BEGIN
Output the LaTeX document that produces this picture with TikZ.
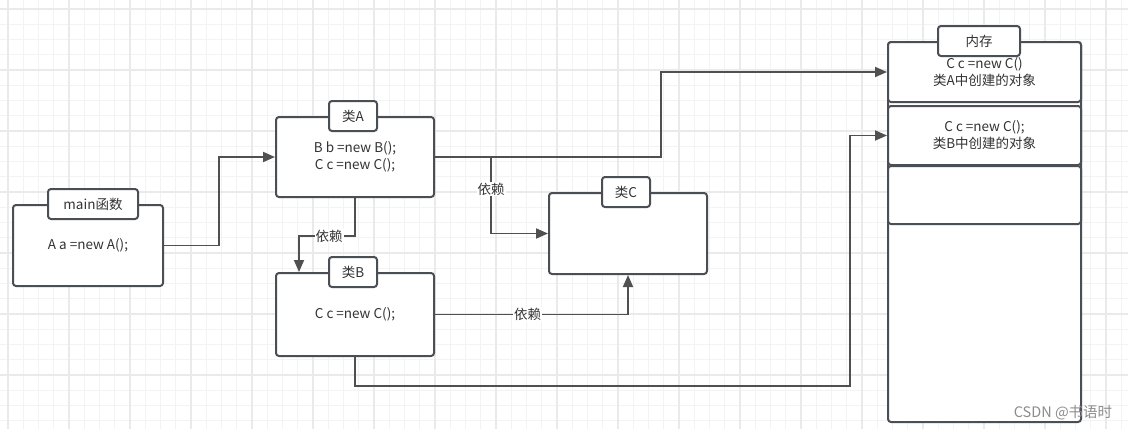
\documentclass[tikz,border=0pt]{standalone}
\usepackage{fontspec}
\setmainfont{Noto Sans CJK SC}
\usetikzlibrary{arrows.meta,positioning}
\definecolor{linegray}{HTML}{505050}
\definecolor{boxgray}{HTML}{4A4E55}
\definecolor{textgray}{HTML}{333333}
\definecolor{gridminor}{HTML}{F3F3F3}
\definecolor{gridmajor}{HTML}{EAEAEA}
\definecolor{markgray}{HTML}{8C8C8C}
\tikzset{box/.style={draw=boxgray, line width=2pt, rounded corners=3pt, fill=white,
   text=textgray, align=center, font=\fontsize{13.5}{17}\selectfont, inner sep=0pt},
 tab/.style={box, minimum height=30pt},
 dep/.style={draw=linegray, line width=1.8pt, -{Triangle[length=12pt,width=10pt]}},
 lbl/.style={fill=white, text=textgray, inner sep=1pt, font=\fontsize{13.5}{16}\selectfont},
 gridthin/.style={draw=gridminor, line width=1pt},
 gridthick/.style={draw=gridmajor, line width=1.6pt},
 }

\begin{document}
\begin{tikzpicture}[x=1pt, y=-1pt]
    \useasboundingbox (0,0) rectangle (1128,429);
    \fill[white] (0,0) rectangle (1128,429);
    \foreach \gx in {0,...,73} {\draw[gridthin] ({8+15.25*\gx},0) -- ++(0,429);}
    \foreach \gy in {0,...,27} {\draw[gridthin] (0,{9+15.25*\gy}) -- ++(1128,0);}
    \foreach \gx in {0,...,18} {\draw[gridthick] ({8+61*\gx},0) -- ++(0,429);}
    \foreach \gy in {0,...,7} {\draw[gridthick] (0,{9+61*\gy}) -- ++(1128,0);}

    \node[box, minimum width=150pt, minimum height=81pt] (mainbox) at (88,245.5) {A a =new A();};
    \node[tab, minimum width=90pt] (maintab) at ([xshift=5pt]mainbox.north) {main函数};

    \node[box, minimum width=158pt, minimum height=80pt] (classA) at (355,157) {B b =new B();\\C c =new C();};
    \node[tab, minimum width=48pt] (tabA) at ([xshift=-2pt]classA.north) {类A};

    \node[box, minimum width=158pt, minimum height=83pt] (classB) at (355,314.5) {C c =new C();};
    \node[tab, minimum width=48pt] (tabB) at ([xshift=-2pt]classB.north) {类B};

    \node[box, minimum width=158pt, minimum height=81pt] (classC) at (628,233.5) {};
    \node[tab, minimum width=48pt] (tabC) at ([xshift=-2pt]classC.north) {类C};

    \node[box, minimum width=193pt, minimum height=380pt] (memory) at (984.5,232) {};
    \node[box, minimum width=193pt, minimum height=60pt] (mem1) at (984.5,72) {C c =new C()\\类A中创建的对象};
    \node[box, minimum width=193pt, minimum height=59pt] (mem2) at (984.5,135.5) {C c =new C();\\类B中创建的对象};
    \node[box, minimum width=193pt, minimum height=58pt] (mem3) at (984.5,195) {};
    \node[tab, minimum width=82pt] (tabM) at ([xshift=-5.5pt]memory.north) {内存};

    \coordinate (bendMain) at (219,0);
    \coordinate (bendMem) at (661,0);
    \coordinate (bendC) at (491,0);
    \coordinate (bendB) at (299,236);
    \coordinate (bendLow) at (850,386);

    \draw[dep] (mainbox.east) -| (bendMain |- classA.west) -- (classA.west);
    \draw[dep] (classA.east) -| (bendMem |- mem1.west) -- (mem1.west);
    \draw[dep] (classA.east) -| node[lbl, pos=0.71] {依赖} (bendC |- classC.west) -- (classC.west);
    \draw[dep] (classA.south) |- node[lbl, pos=0.73] {依赖} (bendB) -- (bendB |- classB.north);
    \draw[dep] (classB.east) -| node[lbl, pos=0.24] {依赖} (classC.south);
    \draw[dep] (classB.south) |- (bendLow) |- (mem2.west);

    \node[text=markgray, font=\fontsize{14.5}{17}\selectfont] (mark) at (1063,413) {CSDN @书语时};
\end{tikzpicture}
\end{document}
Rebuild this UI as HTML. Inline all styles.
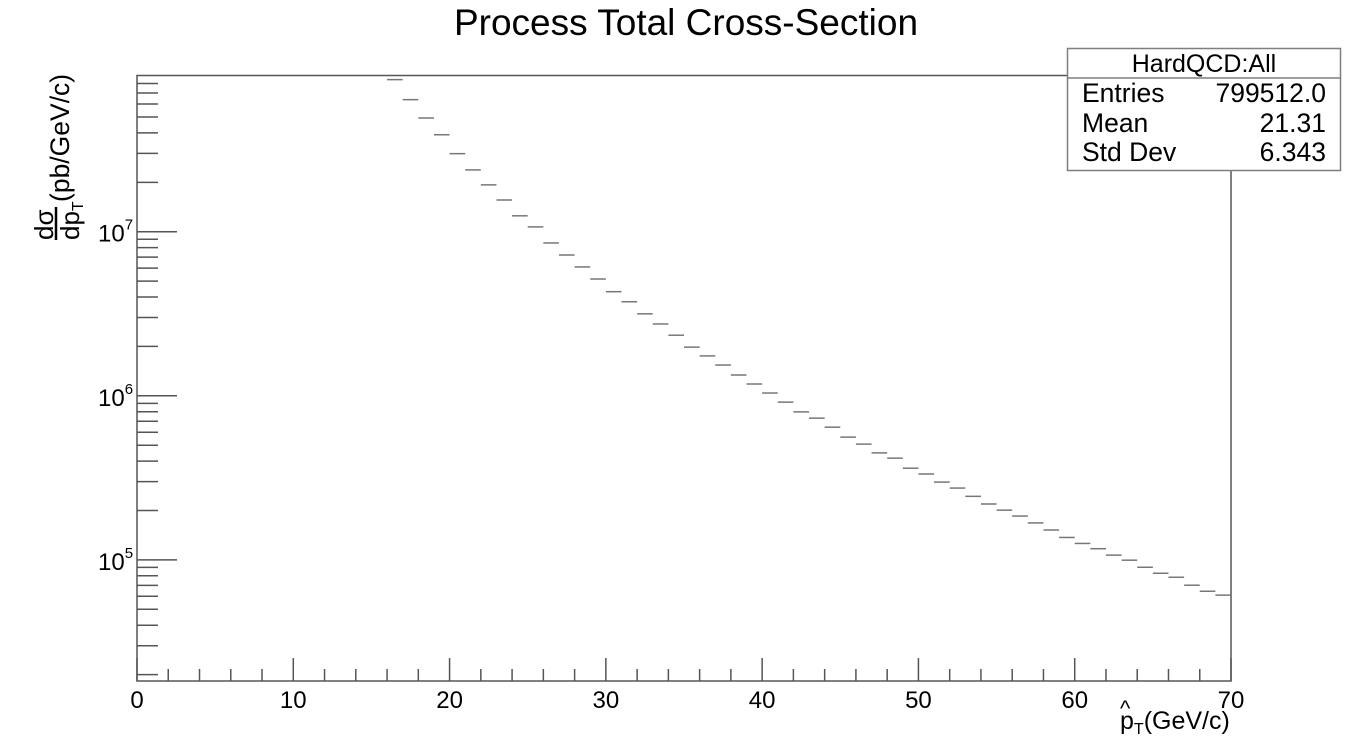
END
The exercise: Could you repeat exactly the lines from the first one of the records above through the line containing "minimum width=48pt] (tabA)", leaving out any pictures?

Solution to the exercise:
Output the LaTeX document that produces this picture with TikZ.
\documentclass[tikz,border=0pt]{standalone}
\usepackage{fontspec}
\setmainfont{Noto Sans CJK SC}
\usetikzlibrary{arrows.meta,positioning}
\definecolor{linegray}{HTML}{505050}
\definecolor{boxgray}{HTML}{4A4E55}
\definecolor{textgray}{HTML}{333333}
\definecolor{gridminor}{HTML}{F3F3F3}
\definecolor{gridmajor}{HTML}{EAEAEA}
\definecolor{markgray}{HTML}{8C8C8C}
\tikzset{box/.style={draw=boxgray, line width=2pt, rounded corners=3pt, fill=white,
   text=textgray, align=center, font=\fontsize{13.5}{17}\selectfont, inner sep=0pt},
 tab/.style={box, minimum height=30pt},
 dep/.style={draw=linegray, line width=1.8pt, -{Triangle[length=12pt,width=10pt]}},
 lbl/.style={fill=white, text=textgray, inner sep=1pt, font=\fontsize{13.5}{16}\selectfont},
 gridthin/.style={draw=gridminor, line width=1pt},
 gridthick/.style={draw=gridmajor, line width=1.6pt},
 }

\begin{document}
\begin{tikzpicture}[x=1pt, y=-1pt]
    \useasboundingbox (0,0) rectangle (1128,429);
    \fill[white] (0,0) rectangle (1128,429);
    \foreach \gx in {0,...,73} {\draw[gridthin] ({8+15.25*\gx},0) -- ++(0,429);}
    \foreach \gy in {0,...,27} {\draw[gridthin] (0,{9+15.25*\gy}) -- ++(1128,0);}
    \foreach \gx in {0,...,18} {\draw[gridthick] ({8+61*\gx},0) -- ++(0,429);}
    \foreach \gy in {0,...,7} {\draw[gridthick] (0,{9+61*\gy}) -- ++(1128,0);}

    \node[box, minimum width=150pt, minimum height=81pt] (mainbox) at (88,245.5) {A a =new A();};
    \node[tab, minimum width=90pt] (maintab) at ([xshift=5pt]mainbox.north) {main函数};

    \node[box, minimum width=158pt, minimum height=80pt] (classA) at (355,157) {B b =new B();\\C c =new C();};
    \node[tab, minimum width=48pt] (tabA) at ([xshift=-2pt]classA.north) {类A};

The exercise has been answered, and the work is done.